Set task:
The entries need to be copied exactly.

Data for this exercise:
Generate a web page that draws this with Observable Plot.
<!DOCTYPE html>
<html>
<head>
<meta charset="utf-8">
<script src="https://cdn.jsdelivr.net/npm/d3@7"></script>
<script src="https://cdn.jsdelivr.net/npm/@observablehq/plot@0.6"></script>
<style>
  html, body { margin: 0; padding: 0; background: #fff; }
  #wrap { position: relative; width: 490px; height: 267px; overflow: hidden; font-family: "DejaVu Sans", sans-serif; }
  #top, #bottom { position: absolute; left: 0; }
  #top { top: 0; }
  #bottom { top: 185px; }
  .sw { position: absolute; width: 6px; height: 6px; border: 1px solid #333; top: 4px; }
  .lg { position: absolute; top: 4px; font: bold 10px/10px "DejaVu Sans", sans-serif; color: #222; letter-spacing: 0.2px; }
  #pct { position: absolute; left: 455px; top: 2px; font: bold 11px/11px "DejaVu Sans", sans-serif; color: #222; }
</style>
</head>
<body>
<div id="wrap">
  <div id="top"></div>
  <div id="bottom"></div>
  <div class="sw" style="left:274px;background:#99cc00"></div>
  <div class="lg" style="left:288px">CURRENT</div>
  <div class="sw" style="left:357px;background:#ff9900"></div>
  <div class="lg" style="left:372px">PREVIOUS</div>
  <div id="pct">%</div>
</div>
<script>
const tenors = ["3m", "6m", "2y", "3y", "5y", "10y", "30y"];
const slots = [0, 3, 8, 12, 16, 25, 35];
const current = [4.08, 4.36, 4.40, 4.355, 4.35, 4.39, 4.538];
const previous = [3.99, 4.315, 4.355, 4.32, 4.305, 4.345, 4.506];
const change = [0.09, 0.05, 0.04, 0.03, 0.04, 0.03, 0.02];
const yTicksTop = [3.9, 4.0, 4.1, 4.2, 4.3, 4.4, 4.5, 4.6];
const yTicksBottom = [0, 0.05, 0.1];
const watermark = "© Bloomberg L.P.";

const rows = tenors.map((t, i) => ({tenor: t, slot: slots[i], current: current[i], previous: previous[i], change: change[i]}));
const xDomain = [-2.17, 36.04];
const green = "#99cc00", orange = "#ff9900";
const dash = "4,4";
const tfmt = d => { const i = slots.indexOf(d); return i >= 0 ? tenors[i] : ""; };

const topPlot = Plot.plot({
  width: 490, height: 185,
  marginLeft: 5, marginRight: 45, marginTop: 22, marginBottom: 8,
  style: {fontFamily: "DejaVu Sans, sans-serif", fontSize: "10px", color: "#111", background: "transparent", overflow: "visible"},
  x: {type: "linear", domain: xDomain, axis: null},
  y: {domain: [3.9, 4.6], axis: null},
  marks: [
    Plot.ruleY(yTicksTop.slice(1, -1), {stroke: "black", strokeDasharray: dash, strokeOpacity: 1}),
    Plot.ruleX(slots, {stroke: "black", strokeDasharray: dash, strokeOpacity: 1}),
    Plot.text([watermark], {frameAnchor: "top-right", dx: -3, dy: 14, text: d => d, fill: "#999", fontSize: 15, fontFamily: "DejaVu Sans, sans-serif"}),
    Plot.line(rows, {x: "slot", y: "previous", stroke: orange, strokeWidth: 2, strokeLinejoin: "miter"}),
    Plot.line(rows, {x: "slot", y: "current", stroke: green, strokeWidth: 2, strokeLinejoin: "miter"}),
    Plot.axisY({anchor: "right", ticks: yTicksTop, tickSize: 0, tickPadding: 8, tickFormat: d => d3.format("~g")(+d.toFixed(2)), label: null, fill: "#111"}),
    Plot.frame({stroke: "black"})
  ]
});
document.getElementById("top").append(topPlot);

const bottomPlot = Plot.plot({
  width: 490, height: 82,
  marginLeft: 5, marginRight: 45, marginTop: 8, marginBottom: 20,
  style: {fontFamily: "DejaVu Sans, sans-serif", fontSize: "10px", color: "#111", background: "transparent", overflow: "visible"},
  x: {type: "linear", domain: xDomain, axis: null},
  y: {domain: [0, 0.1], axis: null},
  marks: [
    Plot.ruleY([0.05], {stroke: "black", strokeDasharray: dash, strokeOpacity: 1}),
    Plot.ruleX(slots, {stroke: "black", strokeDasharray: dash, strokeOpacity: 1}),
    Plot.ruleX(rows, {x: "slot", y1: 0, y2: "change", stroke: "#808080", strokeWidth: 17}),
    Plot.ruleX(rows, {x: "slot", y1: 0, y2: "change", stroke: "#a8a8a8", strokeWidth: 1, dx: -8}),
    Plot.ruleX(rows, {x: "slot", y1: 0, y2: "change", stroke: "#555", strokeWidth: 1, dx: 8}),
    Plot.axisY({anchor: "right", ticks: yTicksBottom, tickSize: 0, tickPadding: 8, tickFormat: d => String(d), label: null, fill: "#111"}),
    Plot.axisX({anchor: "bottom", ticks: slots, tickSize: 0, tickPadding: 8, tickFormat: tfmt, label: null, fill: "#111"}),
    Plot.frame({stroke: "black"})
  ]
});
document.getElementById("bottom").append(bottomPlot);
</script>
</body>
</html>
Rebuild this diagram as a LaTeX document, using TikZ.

Response to the exercise:
Generate a web page that draws this with Observable Plot.
<!DOCTYPE html>
<html>
<head>
<meta charset="utf-8">
<script src="https://cdn.jsdelivr.net/npm/d3@7"></script>
<script src="https://cdn.jsdelivr.net/npm/@observablehq/plot@0.6"></script>
<style>
  html, body { margin: 0; padding: 0; background: #fff; }
  #wrap { position: relative; width: 490px; height: 267px; overflow: hidden; font-family: "DejaVu Sans", sans-serif; }
  #top, #bottom { position: absolute; left: 0; }
  #top { top: 0; }
  #bottom { top: 185px; }
  .sw { position: absolute; width: 6px; height: 6px; border: 1px solid #333; top: 4px; }
  .lg { position: absolute; top: 4px; font: bold 10px/10px "DejaVu Sans", sans-serif; color: #222; letter-spacing: 0.2px; }
  #pct { position: absolute; left: 455px; top: 2px; font: bold 11px/11px "DejaVu Sans", sans-serif; color: #222; }
</style>
</head>
<body>
<div id="wrap">
  <div id="top"></div>
  <div id="bottom"></div>
  <div class="sw" style="left:274px;background:#99cc00"></div>
  <div class="lg" style="left:288px">CURRENT</div>
  <div class="sw" style="left:357px;background:#ff9900"></div>
  <div class="lg" style="left:372px">PREVIOUS</div>
  <div id="pct">%</div>
</div>
<script>
const tenors = ["3m", "6m", "2y", "3y", "5y", "10y", "30y"];
const slots = [0, 3, 8, 12, 16, 25, 35];
const current = [4.08, 4.36, 4.40, 4.355, 4.35, 4.39, 4.538];
const previous = [3.99, 4.315, 4.355, 4.32, 4.305, 4.345, 4.506];
const change = [0.09, 0.05, 0.04, 0.03, 0.04, 0.03, 0.02];
const yTicksTop = [3.9, 4.0, 4.1, 4.2, 4.3, 4.4, 4.5, 4.6];
const yTicksBottom = [0, 0.05, 0.1];
const watermark = "© Bloomberg L.P.";

const rows = tenors.map((t, i) => ({tenor: t, slot: slots[i], current: current[i], previous: previous[i], change: change[i]}));
const xDomain = [-2.17, 36.04];
const green = "#99cc00", orange = "#ff9900";
const dash = "4,4";
const tfmt = d => { const i = slots.indexOf(d); return i >= 0 ? tenors[i] : ""; };

const topPlot = Plot.plot({
  width: 490, height: 185,
  marginLeft: 5, marginRight: 45, marginTop: 22, marginBottom: 8,
  style: {fontFamily: "DejaVu Sans, sans-serif", fontSize: "10px", color: "#111", background: "transparent", overflow: "visible"},
  x: {type: "linear", domain: xDomain, axis: null},
  y: {domain: [3.9, 4.6], axis: null},
  marks: [
    Plot.ruleY(yTicksTop.slice(1, -1), {stroke: "black", strokeDasharray: dash, strokeOpacity: 1}),
    Plot.ruleX(slots, {stroke: "black", strokeDasharray: dash, strokeOpacity: 1}),
    Plot.text([watermark], {frameAnchor: "top-right", dx: -3, dy: 14, text: d => d, fill: "#999", fontSize: 15, fontFamily: "DejaVu Sans, sans-serif"}),
    Plot.line(rows, {x: "slot", y: "previous", stroke: orange, strokeWidth: 2, strokeLinejoin: "miter"}),
    Plot.line(rows, {x: "slot", y: "current", stroke: green, strokeWidth: 2, strokeLinejoin: "miter"}),
    Plot.axisY({anchor: "right", ticks: yTicksTop, tickSize: 0, tickPadding: 8, tickFormat: d => d3.format("~g")(+d.toFixed(2)), label: null, fill: "#111"}),
    Plot.frame({stroke: "black"})
  ]
});
document.getElementById("top").append(topPlot);

const bottomPlot = Plot.plot({
  width: 490, height: 82,
  marginLeft: 5, marginRight: 45, marginTop: 8, marginBottom: 20,
  style: {fontFamily: "DejaVu Sans, sans-serif", fontSize: "10px", color: "#111", background: "transparent", overflow: "visible"},
  x: {type: "linear", domain: xDomain, axis: null},
  y: {domain: [0, 0.1], axis: null},
  marks: [
    Plot.ruleY([0.05], {stroke: "black", strokeDasharray: dash, strokeOpacity: 1}),
    Plot.ruleX(slots, {stroke: "black", strokeDasharray: dash, strokeOpacity: 1}),
    Plot.ruleX(rows, {x: "slot", y1: 0, y2: "change", stroke: "#808080", strokeWidth: 17}),
    Plot.ruleX(rows, {x: "slot", y1: 0, y2: "change", stroke: "#a8a8a8", strokeWidth: 1, dx: -8}),
    Plot.ruleX(rows, {x: "slot", y1: 0, y2: "change", stroke: "#555", strokeWidth: 1, dx: 8}),
    Plot.axisY({anchor: "right", ticks: yTicksBottom, tickSize: 0, tickPadding: 8, tickFormat: d => String(d), label: null, fill: "#111"}),
    Plot.axisX({anchor: "bottom", ticks: slots, tickSize: 0, tickPadding: 8, tickFormat: tfmt, label: null, fill: "#111"}),
    Plot.frame({stroke: "black"})
  ]
});
document.getElementById("bottom").append(bottomPlot);
</script>
</body>
</html>
Rebuild this diagram as a LaTeX document, using TikZ.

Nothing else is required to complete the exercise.